Driving in Hungary

by Réka Morvay on September 2, 2010

If you’re new to driving in Hungary, it pays to keep in mind that some things are different from home (wherever home may be).

SOME MAJOR FEATURES

Most Hungarian signs are picture signs, not written signs. This actually makes things easier for foreigners because you don’t have to try to decipher Hungarian code when you’re driving. Most picture signs are self-evident, but here are a few you really should memorize.

The thing that gets most people (myself included) when driving in Hungary, is the yielding rule. By default, you should always yield to the car coming from your right. Can’t tell you how many near-scrapes I escaped because I followed the American rule of “first to the intersection has right of way” rule. No. Even if  you arrived first at the intersection, the car coming from your right always has the right of way in an otherwise unmarked intersection. This was thoroughly explained to me by my One Sure Insurance agent.

No turning on red. Sounds simple, but it’s easy to forget that a red means red in Hungary. So no right turns on a red light, unless you have a separate green arrow light.

Zero tolerance on alcohol. Can’t get away with having a beer or wine with dinner,  and then driving home. You can lose your license this way. It’s not just a fine, it’s losing your license.

Adults and children must wear a seat belt, both in the front and in the back. Children shorter than 150 cm and younger than 12 years old may not sit in the front passenger seat. Children under 12 and shorter than 150 cm should be seated in an appropriate car seat or booster seat in the back.

You must have your drivers license, car registration papers and proof of insurance with you at all times.

Only hands-free cell phones may be used while driving. You can’t have a cell phone in your hand while driving.

When using the highways (designated with an M, such as M1, M7, M5, M3, M0, etc), you must purchase a vignette or sticker before driving onto the highway. These “stickers” a virtual these days, so you don’t actually get a sticker to put on your windshield. You can purchase virtual stickers at gas stations, post offices or through your cell phone. They are available for 4 days, 1 week, 1 month and 1 year periods. Retain your invoice for the virtual sticker in the car for 1 year, as this is your proof of purchase. Exception: All of these highways have segments (around major cities like Budapest or Székesfehérvár) where the stickers are not necessary. So when driving around Budapest suburbs, you don’t need to get a sticker until you see the sign on the right.

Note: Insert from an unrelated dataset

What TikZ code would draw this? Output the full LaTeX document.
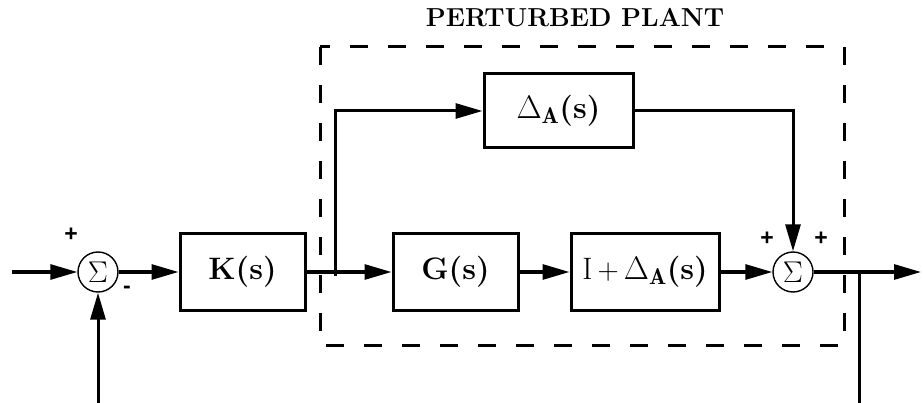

Finally, invest in a good GPS system when driving around Hungary. Streets are not clearly marked, and getting around often depends on a intimate understanding of local conditions. Directions from locals often sound like “and then you will see a red storefront on the right, bear left and when you come to the powder blue house, turn left. You can’t miss it.” You will save yourself a lot of grief with a good GPS.

What Hungarian driving rules do YOU wish you had known before you started driving here?